WHAT THE TASK ASKS:
Give again exactly the lines that run from the start of the records to the line holding "const FONT = 'DejaVu Sans';", both ends counted. Do not include the pictures.

========================

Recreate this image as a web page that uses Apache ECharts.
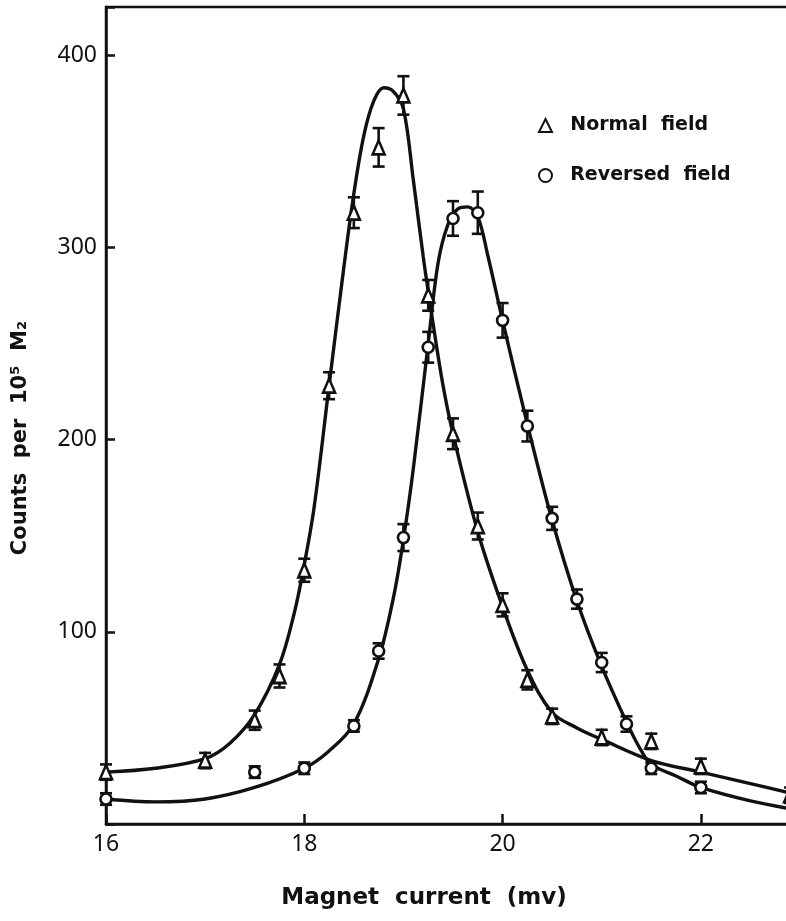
<!DOCTYPE html>
<html>
<head>
<meta charset="utf-8">
<script src="https://cdn.jsdelivr.net/npm/echarts@6/dist/echarts.min.js"></script>
<style>
  html, body { margin: 0; padding: 0; background: #fff; }
  #chart { width: 786px; height: 921px; }
</style>
</head>
<body>
<div id="chart"></div>
<script>
// Measured points: magnet current (mv), counts and statistical error
const currentNormal = [16, 17, 17.5, 17.75, 18, 18.25, 18.5, 18.75, 19, 19.25, 19.5, 19.75, 20, 20.25, 20.5, 21, 21.5, 22, 22.9];
const countsNormal  = [27, 33, 54, 77, 132, 228, 318, 352, 379, 275, 203, 155, 114, 75, 56, 45, 43, 30, 15];
const errNormal     = [4, 4, 5, 6, 6, 7, 8, 10, 10, 8, 8, 7, 6, 5, 4, 4, 4, 4, 4];

const currentReversed = [16, 17.5, 18, 18.5, 18.75, 19, 19.25, 19.5, 19.75, 20, 20.25, 20.5, 20.75, 21, 21.25, 21.5, 22];
const countsReversed  = [13, 27, 29, 51, 90, 149, 248, 315, 318, 262, 207, 159, 117, 84, 52, 29, 19];
const errReversed     = [3, 3, 3, 3, 4, 7, 8, 9, 11, 9, 8, 6, 5, 5, 4, 3, 3];

// Hand-drawn fitted curves through each data set
const curveNormalX = [16, 16.5, 17, 17.25, 17.5, 17.75, 17.9, 18, 18.1, 18.25, 18.4, 18.5, 18.6, 18.7, 18.8, 18.9, 19, 19.1, 19.2, 19.3, 19.4, 19.5, 19.75, 20, 20.25, 20.5, 20.75, 21, 21.5, 22, 22.5, 23];
const curveNormalY = [27, 29, 34, 42, 57, 83, 110, 135, 165, 228, 290, 328, 358, 376, 383, 381, 372, 335, 295, 260, 228, 203, 152, 113, 80, 58, 50, 44, 33, 27, 21, 15];

const curveReversedX = [16, 16.5, 17, 17.5, 18, 18.25, 18.5, 18.75, 18.9, 19, 19.1, 19.25, 19.35, 19.45, 19.55, 19.65, 19.75, 19.85, 20, 20.25, 20.5, 20.75, 21, 21.25, 21.4, 21.5, 21.75, 22, 22.5, 23];
const curveReversedY = [13, 11.5, 13, 19, 29, 38, 52, 86, 118, 148, 185, 250, 292, 312, 320, 321, 316, 296, 262, 208, 158, 116, 82, 53, 38, 31, 25, 19, 12, 7];

const xTicks = [16, 18, 20, 22];
const yTicks = [100, 200, 300, 400];

const INK = '#111';
const FONT = 'DejaVu Sans';

function pairs(xs, ys) { return xs.map((x, i) => [x, ys[i]]); }
function triples(xs, ys, es) { return xs.map((x, i) => [x, ys[i], es[i]]); }

function errorBar(params, api) {
  const x = api.value(0), y = api.value(1), e = api.value(2);
  const top = api.coord([x, y + e]);
  const bot = api.coord([x, y - e]);
  const hw = 6;
  const st = { stroke: INK, lineWidth: 2.6 };
  return {
    type: 'group',
    children: [
      { type: 'line', shape: { x1: top[0], y1: top[1], x2: bot[0], y2: bot[1] }, style: st },
      { type: 'line', shape: { x1: top[0] - hw, y1: top[1], x2: top[0] + hw, y2: top[1] }, style: st },
      { type: 'line', shape: { x1: bot[0] - hw, y1: bot[1], x2: bot[0] + hw, y2: bot[1] }, style: st }
    ]
  };
}

const chart = echarts.init(document.getElementById('chart'), null, { renderer: 'canvas' });

chart.setOption({
  backgroundColor: '#fff',
  animation: false,
  grid: {
    left: 106, top: 7, width: 694, height: 817,
    outerBoundsMode: 'none', containLabel: false,
    show: true, borderColor: INK, borderWidth: 2.5, backgroundColor: 'transparent'
  },
  xAxis: {
    type: 'value', min: 16, max: 23, interval: 2,
    axisLine: { lineStyle: { color: INK, width: 2.5 } },
    axisTick: { inside: true, length: 10, lineStyle: { color: INK, width: 2.5 } },
    axisLabel: {
      margin: 9, color: INK, fontFamily: 'Noto Sans', fontSize: 23,
      formatter: v => (xTicks.indexOf(v) >= 0 ? String(v) : '')
    },
    splitLine: { show: false }
  },
  yAxis: {
    type: 'value', min: 0, max: 425, interval: 100,
    axisLine: { lineStyle: { color: INK, width: 2.5 } },
    axisTick: { inside: true, length: 9, lineStyle: { color: INK, width: 2.5 } },
    axisLabel: {
      margin: 9, color: INK, fontFamily: 'Noto Sans', fontSize: 23,
      formatter: v => (yTicks.indexOf(v) >= 0 ? String(v) : '')
    },
    splitLine: { show: false }
  },
  legend: {
    orient: 'vertical', left: 538, top: 116, itemGap: 31,
    itemWidth: 13, itemHeight: 13, padding: 0,
    data: ['Normal field', 'Reversed field'],
    formatter: n => '  ' + n.replace(' ', '  '),
    textStyle: { color: INK, fontFamily: FONT, fontWeight: 'bold', fontSize: 19 }
  },
  graphic: [
    {
      type: 'text', x: 424, y: 898,
      style: {
        text: 'Magnet  current  (mv)', fill: INK, fontFamily: FONT,
        fontWeight: 'bold', fontSize: 23, align: 'center', verticalAlign: 'middle'
      }
    },
    {
      type: 'text', x: 21, y: 438, rotation: Math.PI / 2,
      style: {
        text: 'Counts  per  10\u2075  M\u2082', fill: INK, fontFamily: FONT,
        fontWeight: 'bold', fontSize: 21, align: 'center', verticalAlign: 'middle'
      }
    }
  ],
  series: [
    {
      name: 'Normal curve', type: 'line', data: pairs(curveNormalX, curveNormalY),
      smooth: 0.35, showSymbol: false, silent: true, z: 2,
      lineStyle: { color: INK, width: 3.4 }
    },
    {
      name: 'Reversed curve', type: 'line', data: pairs(curveReversedX, curveReversedY),
      smooth: 0.35, showSymbol: false, silent: true, z: 2,
      lineStyle: { color: INK, width: 3.4 }
    },
    {
      name: 'Normal errors', type: 'custom', renderItem: errorBar, z: 3,
      data: triples(currentNormal, countsNormal, errNormal)
    },
    {
      name: 'Reversed errors', type: 'custom', renderItem: errorBar, z: 3,
      data: triples(currentReversed, countsReversed, errReversed)
    },
    {
      name: 'Normal field', type: 'scatter', data: pairs(currentNormal, countsNormal),
      symbol: 'triangle', symbolSize: [12, 14], z: 4,
      itemStyle: { color: '#fff', borderColor: INK, borderWidth: 2.6, opacity: 1 }
    },
    {
      name: 'Reversed field', type: 'scatter', data: pairs(currentReversed, countsReversed),
      symbol: 'circle', symbolSize: 11, z: 4,
      itemStyle: { color: '#fff', borderColor: INK, borderWidth: 2.6, opacity: 1 }
    }
  ]
});
</script>
</body>
</html>
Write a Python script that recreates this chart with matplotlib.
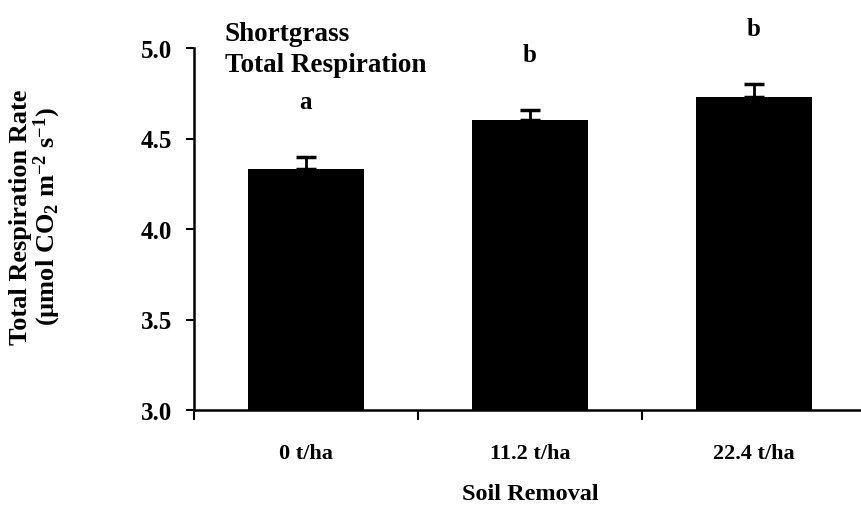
import matplotlib

matplotlib.use("Agg")
import matplotlib.pyplot as plt
import numpy as np

plt.rcParams["font.family"] = "Liberation Serif"
plt.rcParams["font.weight"] = "bold"
plt.rcParams["mathtext.fontset"] = "custom"
plt.rcParams["mathtext.rm"] = "Liberation Serif:bold"
plt.rcParams["mathtext.bf"] = "Liberation Serif:bold"
plt.rcParams["mathtext.it"] = "Liberation Serif:bold"

# Total respiration by soil removal treatment (shortgrass)
treatments = ["0 t/ha", "11.2 t/ha", "22.4 t/ha"]
mean_resp = [4.33, 4.60, 4.73]
se_resp = [0.07, 0.06, 0.07]
groups = ["a", "b", "b"]

W, H = 861, 510
fig = plt.figure(figsize=(W / 100, H / 100), dpi=100)
ax = fig.add_axes([194 / W, 99 / H, 672 / W, 362 / H])

x = np.arange(len(treatments))
ax.bar(x, mean_resp, width=0.52, color="black", zorder=2)
ax.errorbar(
    x,
    mean_resp,
    yerr=[np.zeros(len(x)), se_resp],
    fmt="none",
    ecolor="black",
    elinewidth=2,
    capsize=7,
    capthick=2.5,
    zorder=3,
)

# significance letters sit a fixed gap above each error bar
for xi, m, e, g in zip(x, mean_resp, se_resp, groups):
    ax.text(xi, m + e + 0.27, g, ha="center", va="baseline",
            fontsize=18, fontweight="bold", clip_on=False)

ax.set_xlim(-0.5, 2.5)
ax.set_ylim(3.0, 5.0)
ax.set_yticks([3.0, 3.5, 4.0, 4.5, 5.0])
ax.set_yticklabels(["3.0", "3.5", "4.0", "4.5", "5.0"])
ax.set_xticks([-0.5, 0.5, 1.5, 2.5])
ax.set_xticklabels([])
ax.set_xticks(x, minor=True)
ax.set_xticklabels(treatments, minor=True)

ax.tick_params(axis="y", which="major", direction="out", length=6, width=1.5,
               labelsize=18, pad=10)
ax.tick_params(axis="x", which="major", direction="out", length=7, width=1.5)
ax.tick_params(axis="x", which="minor", length=0, labelsize=16, pad=24)

for side in ["top", "right"]:
    ax.spines[side].set_visible(False)
for side in ["left", "bottom"]:
    ax.spines[side].set_linewidth(1.8)

ax.set_xlabel("Soil Removal", fontsize=17.5, fontweight="bold", labelpad=14)

fig.text(36 / W, 1 - 217 / H,
         "Total Respiration Rate\n(µmol CO$_\\mathrm{2}$ m$^\\mathrm{-2}$ s$^\\mathrm{-1}$)",
         rotation=90, ha="center", va="center", multialignment="center",
         fontsize=19, fontweight="bold", linespacing=1.0)

ax.text(0.046, 1.075, "Shortgrass\nTotal Respiration", transform=ax.transAxes,
        ha="left", va="top", fontsize=19.5, fontweight="bold", linespacing=1.3,
        clip_on=False)

fig.savefig("out.png", dpi=100)
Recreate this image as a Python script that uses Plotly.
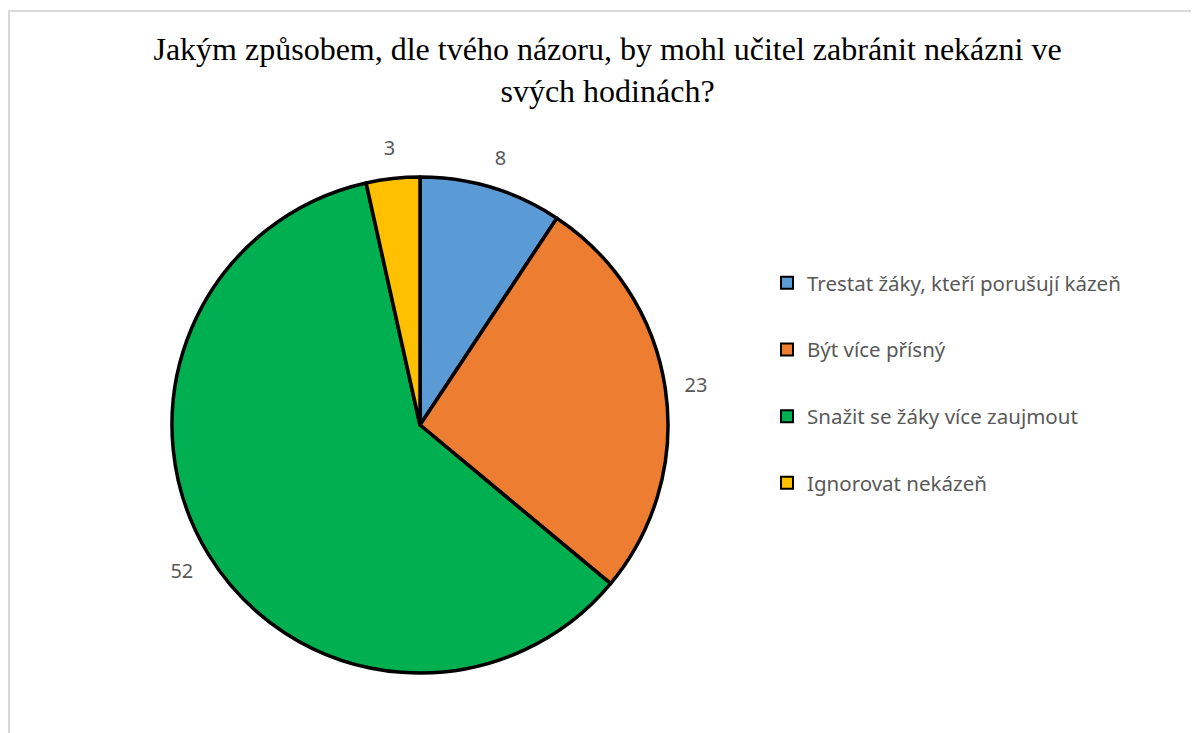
import plotly.graph_objects as go

# --- DATA ---
labels = [
    "Trestat žáky, kteří porušují kázeň",
    "Být více přísný",
    "Snažit se žáky více zaujmout",
    "Ignorovat nekázeň",
]
values = [8, 23, 52, 3]
colors = ["#5B9BD5", "#ED7D31", "#00B050", "#FFC000"]

TITLE = "Jakým způsobem, dle tvého názoru, by mohl učitel zabránit nekázni ve<br>svých hodinách?"
W, H = 1199, 733

# pie geometry in px (figure coords)
CX, CY, R = 412, 417, 248
R_LBL = 310  # outer edge of the invisible label ring


def dom(r):
    return dict(x=[(CX - r) / W, (CX + r) / W], y=[1 - (CY + r) / H, 1 - (CY - r) / H])


fig = go.Figure()

fig.add_trace(go.Pie(
    labels=labels, values=values, sort=False, direction="clockwise", rotation=0,
    marker=dict(colors=colors, line=dict(color="black", width=3.5)),
    textinfo="none", showlegend=False, hoverinfo="skip",
    domain=dom(R),
))

# transparent ring around the pie that carries the value labels
fig.add_trace(go.Pie(
    labels=labels, values=values, sort=False, direction="clockwise", rotation=0,
    hole=R / R_LBL,
    marker=dict(colors=["rgba(0,0,0,0)"] * len(values), line=dict(width=0)),
    textinfo="value", textposition="inside", insidetextorientation="horizontal",
    insidetextfont=dict(family="Noto Sans", size=20, color="#595959"),
    showlegend=False, hoverinfo="skip",
    domain=dom(R_LBL),
))

# legend entries (one group each so tracegroupgap spaces them out)
for i, (lab, col) in enumerate(zip(labels, colors)):
    fig.add_trace(go.Scatter(
        x=[None], y=[None], mode="markers", name=lab, legendgroup=f"g{i}",
        marker=dict(symbol="square", size=12, color=col, line=dict(color="black", width=2)),
    ))

# light grey chart border (right/bottom edges fall outside the view)
fig.add_shape(type="rect", xref="paper", yref="paper",
              x0=1 / W, x1=1.2, y0=-0.2, y1=1 - 3 / H,
              line=dict(color="#D9D9D9", width=2))

fig.update_layout(
    width=W, height=H,
    margin=dict(l=0, r=0, t=0, b=0),
    paper_bgcolor="white", plot_bgcolor="white",
    title=dict(text=TITLE, x=0.5, xanchor="center", y=1 - 52 / H, yanchor="top",
               font=dict(family="Liberation Serif", size=32, color="black")),
    xaxis=dict(visible=False), yaxis=dict(visible=False),
    legend=dict(x=759 / W, y=1 - 255 / H, xanchor="left", yanchor="top",
                tracegroupgap=37, font=dict(family="Noto Sans", size=20.5, color="#595959")),
)

fig.write_html("out.html")
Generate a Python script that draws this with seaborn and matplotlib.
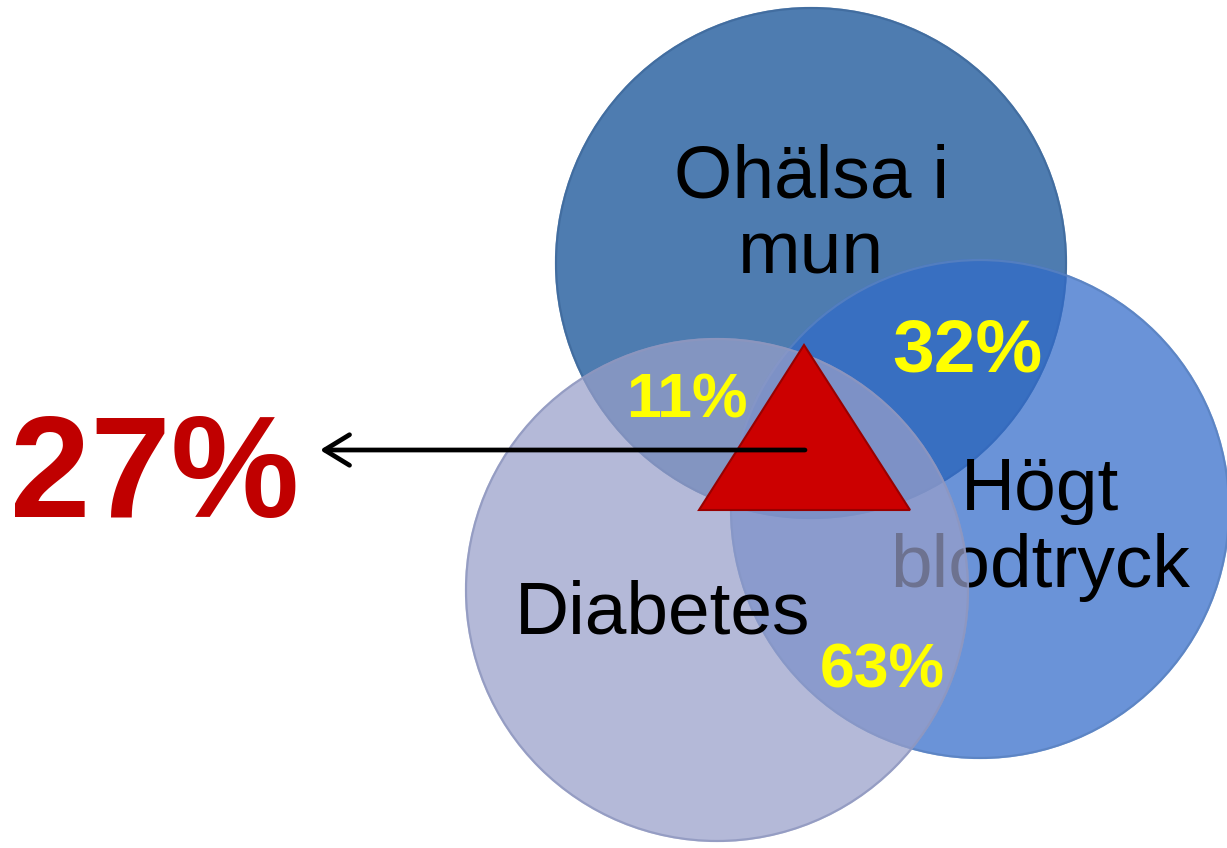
import matplotlib
matplotlib.use("Agg")
import matplotlib.pyplot as plt
from matplotlib.patches import Circle, Polygon
import seaborn as sns

# ---- data ----
set_names = ["Ohälsa i\nmun", "Högt\nblodtryck", "Diabetes"]
pair_labels = ["32%", "11%", "63%"]          # Ohälsa∩Högt, Ohälsa∩Diabetes, Högt∩Diabetes
center_label = "27%"                          # all three

# ---- style ----
sns.set_theme(style="white")
plt.rcParams["font.family"] = ["Liberation Sans", "DejaVu Sans"]

fill_colors = ["#4E7CB0", "#306AC9", "#989FC9"]
fill_alpha = [1.0, 0.72, 0.72]
edge_colors = ["#3F6A9C", "#5A82C0", "#8E96BE"]

# layout (pixel space)
centers = [(811, 263), (980, 509), (717, 590)]
radii = [256, 250, 252]

fig = plt.figure(figsize=(12.27, 8.48), dpi=100)
ax = fig.add_axes([0, 0, 1, 1])
ax.set_xlim(0, 1227)
ax.set_ylim(848, 0)
ax.set_axis_off()

z = [1, 2, 4]
for (cx, cy), r, fc, a, ec, zz in zip(centers, radii, fill_colors, fill_alpha, edge_colors, z):
    ax.add_patch(Circle((cx, cy), r, facecolor=fc, alpha=a, edgecolor="none", zorder=zz))
    ax.add_patch(Circle((cx, cy), r - 1, facecolor="none", edgecolor=ec, lw=1.6, alpha=0.8, zorder=zz))

# set labels
label_kw = dict(fontsize=54, color="black", ha="center", va="baseline")
l1 = set_names[0].split("\n")
ax.text(811, 197, l1[0], zorder=6, **label_kw)
ax.text(811, 273, l1[1], zorder=6, **label_kw)
l2 = set_names[1].split("\n")
ax.text(1040, 510, l2[0], zorder=3, **label_kw)
ax.text(1040, 587, l2[1], zorder=3, **label_kw)
ax.text(663, 633, set_names[2], zorder=6, **label_kw)

# overlap percentages
pct_kw = dict(color="#FFFF00", fontweight="bold", ha="center", va="baseline", zorder=7)
ax.text(967, 372, pair_labels[0], fontsize=54, **pct_kw)
ax.text(687, 417, pair_labels[1], fontsize=45, **pct_kw)
ax.text(882, 687, pair_labels[2], fontsize=45, **pct_kw)

# triangle for triple overlap
tri = Polygon([(804, 345), (699, 510), (910, 510)], closed=True,
              facecolor="#CC0000", edgecolor="#990000", lw=1.5, zorder=8)
ax.add_patch(tri)

# arrow
ax.annotate("", xy=(320, 450), xytext=(805, 450),
            arrowprops=dict(arrowstyle="->,head_length=0.9,head_width=0.55",
                            lw=3.4, color="black", mutation_scale=20,
                            shrinkA=0, shrinkB=0),
            zorder=9)

ax.text(155, 517, center_label, fontsize=104, fontweight="bold", color="#C00000",
        ha="center", va="baseline", zorder=9)

fig.savefig("out.png", dpi=100)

========================

COMPLETED TASK:
Recreate this image as a web page that uses Apache ECharts.
<!DOCTYPE html>
<html>
<head>
<meta charset="utf-8">
<script src="https://cdn.jsdelivr.net/npm/echarts@6/dist/echarts.min.js"></script>
<style>
  html, body { margin: 0; padding: 0; background: #fff; }
  #chart { width: 786px; height: 921px; }
</style>
</head>
<body>
<div id="chart"></div>
<script>
// Measured points: magnet current (mv), counts and statistical error
const currentNormal = [16, 17, 17.5, 17.75, 18, 18.25, 18.5, 18.75, 19, 19.25, 19.5, 19.75, 20, 20.25, 20.5, 21, 21.5, 22, 22.9];
const countsNormal  = [27, 33, 54, 77, 132, 228, 318, 352, 379, 275, 203, 155, 114, 75, 56, 45, 43, 30, 15];
const errNormal     = [4, 4, 5, 6, 6, 7, 8, 10, 10, 8, 8, 7, 6, 5, 4, 4, 4, 4, 4];

const currentReversed = [16, 17.5, 18, 18.5, 18.75, 19, 19.25, 19.5, 19.75, 20, 20.25, 20.5, 20.75, 21, 21.25, 21.5, 22];
const countsReversed  = [13, 27, 29, 51, 90, 149, 248, 315, 318, 262, 207, 159, 117, 84, 52, 29, 19];
const errReversed     = [3, 3, 3, 3, 4, 7, 8, 9, 11, 9, 8, 6, 5, 5, 4, 3, 3];

// Hand-drawn fitted curves through each data set
const curveNormalX = [16, 16.5, 17, 17.25, 17.5, 17.75, 17.9, 18, 18.1, 18.25, 18.4, 18.5, 18.6, 18.7, 18.8, 18.9, 19, 19.1, 19.2, 19.3, 19.4, 19.5, 19.75, 20, 20.25, 20.5, 20.75, 21, 21.5, 22, 22.5, 23];
const curveNormalY = [27, 29, 34, 42, 57, 83, 110, 135, 165, 228, 290, 328, 358, 376, 383, 381, 372, 335, 295, 260, 228, 203, 152, 113, 80, 58, 50, 44, 33, 27, 21, 15];

const curveReversedX = [16, 16.5, 17, 17.5, 18, 18.25, 18.5, 18.75, 18.9, 19, 19.1, 19.25, 19.35, 19.45, 19.55, 19.65, 19.75, 19.85, 20, 20.25, 20.5, 20.75, 21, 21.25, 21.4, 21.5, 21.75, 22, 22.5, 23];
const curveReversedY = [13, 11.5, 13, 19, 29, 38, 52, 86, 118, 148, 185, 250, 292, 312, 320, 321, 316, 296, 262, 208, 158, 116, 82, 53, 38, 31, 25, 19, 12, 7];

const xTicks = [16, 18, 20, 22];
const yTicks = [100, 200, 300, 400];

const INK = '#111';
const FONT = 'DejaVu Sans';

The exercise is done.